Aim of the exercise:
Reproduce every entry that follows word for word, but omit the images.

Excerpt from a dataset
>> START
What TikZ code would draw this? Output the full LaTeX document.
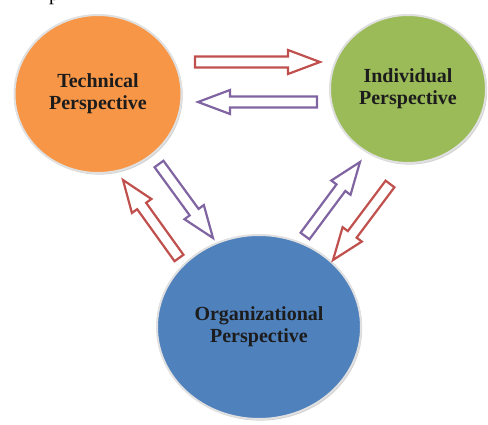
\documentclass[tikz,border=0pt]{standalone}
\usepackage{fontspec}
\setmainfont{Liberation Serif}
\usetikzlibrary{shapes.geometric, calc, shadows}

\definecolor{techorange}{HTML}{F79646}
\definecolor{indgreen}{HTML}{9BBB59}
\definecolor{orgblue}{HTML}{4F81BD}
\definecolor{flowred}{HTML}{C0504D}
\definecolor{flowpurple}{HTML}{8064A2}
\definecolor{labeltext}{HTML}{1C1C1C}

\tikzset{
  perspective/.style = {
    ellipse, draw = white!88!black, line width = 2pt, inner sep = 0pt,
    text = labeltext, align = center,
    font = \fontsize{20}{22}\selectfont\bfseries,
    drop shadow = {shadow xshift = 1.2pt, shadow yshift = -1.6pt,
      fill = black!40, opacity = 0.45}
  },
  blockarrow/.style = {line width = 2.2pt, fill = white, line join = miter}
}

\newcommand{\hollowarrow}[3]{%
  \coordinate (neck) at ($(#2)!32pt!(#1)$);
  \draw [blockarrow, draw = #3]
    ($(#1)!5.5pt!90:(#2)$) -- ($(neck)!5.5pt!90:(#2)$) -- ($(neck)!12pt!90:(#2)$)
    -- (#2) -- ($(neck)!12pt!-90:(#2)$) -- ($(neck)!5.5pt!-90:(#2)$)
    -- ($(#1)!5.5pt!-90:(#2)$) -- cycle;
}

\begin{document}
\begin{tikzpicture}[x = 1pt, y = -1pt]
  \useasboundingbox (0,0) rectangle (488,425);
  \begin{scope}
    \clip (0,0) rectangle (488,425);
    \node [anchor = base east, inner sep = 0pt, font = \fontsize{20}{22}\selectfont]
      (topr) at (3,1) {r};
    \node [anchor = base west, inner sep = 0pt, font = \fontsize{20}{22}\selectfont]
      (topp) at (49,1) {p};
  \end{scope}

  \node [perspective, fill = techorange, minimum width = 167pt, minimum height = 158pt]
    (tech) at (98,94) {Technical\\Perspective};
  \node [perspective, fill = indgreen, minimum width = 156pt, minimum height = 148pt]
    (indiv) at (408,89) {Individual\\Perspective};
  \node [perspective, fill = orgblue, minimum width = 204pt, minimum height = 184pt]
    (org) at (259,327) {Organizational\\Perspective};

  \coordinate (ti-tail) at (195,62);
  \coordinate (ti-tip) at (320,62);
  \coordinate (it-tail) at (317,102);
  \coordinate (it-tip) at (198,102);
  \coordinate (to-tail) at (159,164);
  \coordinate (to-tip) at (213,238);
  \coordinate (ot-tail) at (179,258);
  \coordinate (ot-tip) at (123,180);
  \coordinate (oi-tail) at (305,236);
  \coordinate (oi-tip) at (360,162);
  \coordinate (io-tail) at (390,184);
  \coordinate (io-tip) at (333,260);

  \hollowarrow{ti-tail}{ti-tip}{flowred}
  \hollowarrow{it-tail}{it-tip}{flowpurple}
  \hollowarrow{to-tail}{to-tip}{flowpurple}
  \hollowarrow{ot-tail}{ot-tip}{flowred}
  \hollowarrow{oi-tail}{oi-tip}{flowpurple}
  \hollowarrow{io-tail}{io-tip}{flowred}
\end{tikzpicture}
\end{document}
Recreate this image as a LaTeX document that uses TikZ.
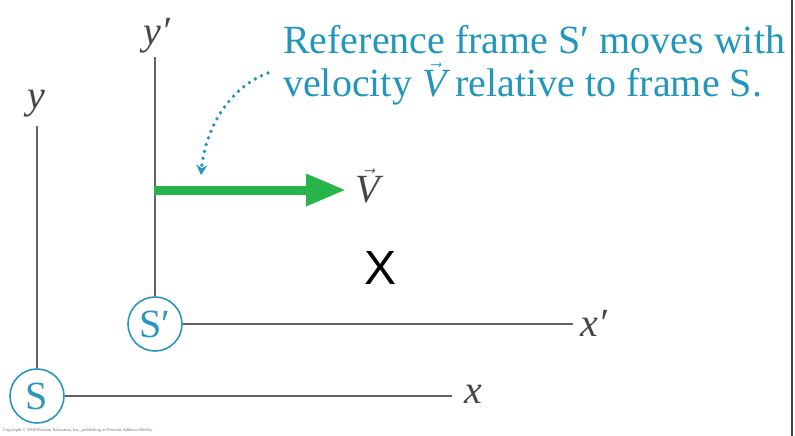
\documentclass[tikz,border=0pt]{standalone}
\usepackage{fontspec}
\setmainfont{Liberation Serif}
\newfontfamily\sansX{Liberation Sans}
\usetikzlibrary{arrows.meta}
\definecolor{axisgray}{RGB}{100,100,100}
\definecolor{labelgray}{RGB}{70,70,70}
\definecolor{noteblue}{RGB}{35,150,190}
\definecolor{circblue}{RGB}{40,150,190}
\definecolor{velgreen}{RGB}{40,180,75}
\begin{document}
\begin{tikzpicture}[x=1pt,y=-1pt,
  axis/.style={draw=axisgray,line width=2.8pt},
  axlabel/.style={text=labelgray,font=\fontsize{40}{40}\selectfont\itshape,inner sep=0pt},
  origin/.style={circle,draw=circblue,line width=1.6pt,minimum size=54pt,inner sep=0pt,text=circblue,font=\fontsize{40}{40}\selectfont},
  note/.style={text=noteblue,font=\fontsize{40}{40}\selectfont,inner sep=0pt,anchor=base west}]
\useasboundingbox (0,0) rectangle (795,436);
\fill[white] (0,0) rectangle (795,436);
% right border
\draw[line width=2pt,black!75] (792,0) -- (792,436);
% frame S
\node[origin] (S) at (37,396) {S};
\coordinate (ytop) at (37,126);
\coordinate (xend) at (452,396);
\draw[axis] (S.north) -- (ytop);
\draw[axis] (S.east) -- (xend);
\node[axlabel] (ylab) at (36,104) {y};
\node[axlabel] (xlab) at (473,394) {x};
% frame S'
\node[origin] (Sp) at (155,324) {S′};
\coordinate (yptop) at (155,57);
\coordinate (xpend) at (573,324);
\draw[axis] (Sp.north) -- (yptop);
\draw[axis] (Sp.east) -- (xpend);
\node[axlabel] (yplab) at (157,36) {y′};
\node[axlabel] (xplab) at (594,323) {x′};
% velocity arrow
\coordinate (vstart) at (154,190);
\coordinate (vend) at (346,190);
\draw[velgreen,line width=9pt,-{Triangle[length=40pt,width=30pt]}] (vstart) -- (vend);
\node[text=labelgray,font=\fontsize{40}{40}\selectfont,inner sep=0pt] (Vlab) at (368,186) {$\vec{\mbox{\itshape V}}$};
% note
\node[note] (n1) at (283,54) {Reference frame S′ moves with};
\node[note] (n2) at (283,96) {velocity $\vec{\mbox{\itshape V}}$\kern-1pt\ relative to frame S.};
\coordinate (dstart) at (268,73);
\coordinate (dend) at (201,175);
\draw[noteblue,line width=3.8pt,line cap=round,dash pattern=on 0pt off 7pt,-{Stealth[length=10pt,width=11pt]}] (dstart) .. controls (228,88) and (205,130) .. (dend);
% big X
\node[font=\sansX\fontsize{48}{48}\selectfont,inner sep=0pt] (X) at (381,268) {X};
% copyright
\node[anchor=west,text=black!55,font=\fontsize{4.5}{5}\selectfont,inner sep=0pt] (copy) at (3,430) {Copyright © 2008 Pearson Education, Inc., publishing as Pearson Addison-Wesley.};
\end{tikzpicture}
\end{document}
>> END
Answer:
What TikZ code would draw this? Output the full LaTeX document.
\documentclass[tikz,border=0pt]{standalone}
\usepackage{fontspec}
\setmainfont{Liberation Serif}
\usetikzlibrary{shapes.geometric, calc, shadows}

\definecolor{techorange}{HTML}{F79646}
\definecolor{indgreen}{HTML}{9BBB59}
\definecolor{orgblue}{HTML}{4F81BD}
\definecolor{flowred}{HTML}{C0504D}
\definecolor{flowpurple}{HTML}{8064A2}
\definecolor{labeltext}{HTML}{1C1C1C}

\tikzset{
  perspective/.style = {
    ellipse, draw = white!88!black, line width = 2pt, inner sep = 0pt,
    text = labeltext, align = center,
    font = \fontsize{20}{22}\selectfont\bfseries,
    drop shadow = {shadow xshift = 1.2pt, shadow yshift = -1.6pt,
      fill = black!40, opacity = 0.45}
  },
  blockarrow/.style = {line width = 2.2pt, fill = white, line join = miter}
}

\newcommand{\hollowarrow}[3]{%
  \coordinate (neck) at ($(#2)!32pt!(#1)$);
  \draw [blockarrow, draw = #3]
    ($(#1)!5.5pt!90:(#2)$) -- ($(neck)!5.5pt!90:(#2)$) -- ($(neck)!12pt!90:(#2)$)
    -- (#2) -- ($(neck)!12pt!-90:(#2)$) -- ($(neck)!5.5pt!-90:(#2)$)
    -- ($(#1)!5.5pt!-90:(#2)$) -- cycle;
}

\begin{document}
\begin{tikzpicture}[x = 1pt, y = -1pt]
  \useasboundingbox (0,0) rectangle (488,425);
  \begin{scope}
    \clip (0,0) rectangle (488,425);
    \node [anchor = base east, inner sep = 0pt, font = \fontsize{20}{22}\selectfont]
      (topr) at (3,1) {r};
    \node [anchor = base west, inner sep = 0pt, font = \fontsize{20}{22}\selectfont]
      (topp) at (49,1) {p};
  \end{scope}

  \node [perspective, fill = techorange, minimum width = 167pt, minimum height = 158pt]
    (tech) at (98,94) {Technical\\Perspective};
  \node [perspective, fill = indgreen, minimum width = 156pt, minimum height = 148pt]
    (indiv) at (408,89) {Individual\\Perspective};
  \node [perspective, fill = orgblue, minimum width = 204pt, minimum height = 184pt]
    (org) at (259,327) {Organizational\\Perspective};

  \coordinate (ti-tail) at (195,62);
  \coordinate (ti-tip) at (320,62);
  \coordinate (it-tail) at (317,102);
  \coordinate (it-tip) at (198,102);
  \coordinate (to-tail) at (159,164);
  \coordinate (to-tip) at (213,238);
  \coordinate (ot-tail) at (179,258);
  \coordinate (ot-tip) at (123,180);
  \coordinate (oi-tail) at (305,236);
  \coordinate (oi-tip) at (360,162);
  \coordinate (io-tail) at (390,184);
  \coordinate (io-tip) at (333,260);

  \hollowarrow{ti-tail}{ti-tip}{flowred}
  \hollowarrow{it-tail}{it-tip}{flowpurple}
  \hollowarrow{to-tail}{to-tip}{flowpurple}
  \hollowarrow{ot-tail}{ot-tip}{flowred}
  \hollowarrow{oi-tail}{oi-tip}{flowpurple}
  \hollowarrow{io-tail}{io-tip}{flowred}
\end{tikzpicture}
\end{document}
Recreate this image as a LaTeX document that uses TikZ.
\documentclass[tikz,border=0pt]{standalone}
\usepackage{fontspec}
\setmainfont{Liberation Serif}
\newfontfamily\sansX{Liberation Sans}
\usetikzlibrary{arrows.meta}
\definecolor{axisgray}{RGB}{100,100,100}
\definecolor{labelgray}{RGB}{70,70,70}
\definecolor{noteblue}{RGB}{35,150,190}
\definecolor{circblue}{RGB}{40,150,190}
\definecolor{velgreen}{RGB}{40,180,75}
\begin{document}
\begin{tikzpicture}[x=1pt,y=-1pt,
  axis/.style={draw=axisgray,line width=2.8pt},
  axlabel/.style={text=labelgray,font=\fontsize{40}{40}\selectfont\itshape,inner sep=0pt},
  origin/.style={circle,draw=circblue,line width=1.6pt,minimum size=54pt,inner sep=0pt,text=circblue,font=\fontsize{40}{40}\selectfont},
  note/.style={text=noteblue,font=\fontsize{40}{40}\selectfont,inner sep=0pt,anchor=base west}]
\useasboundingbox (0,0) rectangle (795,436);
\fill[white] (0,0) rectangle (795,436);
% right border
\draw[line width=2pt,black!75] (792,0) -- (792,436);
% frame S
\node[origin] (S) at (37,396) {S};
\coordinate (ytop) at (37,126);
\coordinate (xend) at (452,396);
\draw[axis] (S.north) -- (ytop);
\draw[axis] (S.east) -- (xend);
\node[axlabel] (ylab) at (36,104) {y};
\node[axlabel] (xlab) at (473,394) {x};
% frame S'
\node[origin] (Sp) at (155,324) {S′};
\coordinate (yptop) at (155,57);
\coordinate (xpend) at (573,324);
\draw[axis] (Sp.north) -- (yptop);
\draw[axis] (Sp.east) -- (xpend);
\node[axlabel] (yplab) at (157,36) {y′};
\node[axlabel] (xplab) at (594,323) {x′};
% velocity arrow
\coordinate (vstart) at (154,190);
\coordinate (vend) at (346,190);
\draw[velgreen,line width=9pt,-{Triangle[length=40pt,width=30pt]}] (vstart) -- (vend);
\node[text=labelgray,font=\fontsize{40}{40}\selectfont,inner sep=0pt] (Vlab) at (368,186) {$\vec{\mbox{\itshape V}}$};
% note
\node[note] (n1) at (283,54) {Reference frame S′ moves with};
\node[note] (n2) at (283,96) {velocity $\vec{\mbox{\itshape V}}$\kern-1pt\ relative to frame S.};
\coordinate (dstart) at (268,73);
\coordinate (dend) at (201,175);
\draw[noteblue,line width=3.8pt,line cap=round,dash pattern=on 0pt off 7pt,-{Stealth[length=10pt,width=11pt]}] (dstart) .. controls (228,88) and (205,130) .. (dend);
% big X
\node[font=\sansX\fontsize{48}{48}\selectfont,inner sep=0pt] (X) at (381,268) {X};
% copyright
\node[anchor=west,text=black!55,font=\fontsize{4.5}{5}\selectfont,inner sep=0pt] (copy) at (3,430) {Copyright © 2008 Pearson Education, Inc., publishing as Pearson Addison-Wesley.};
\end{tikzpicture}
\end{document}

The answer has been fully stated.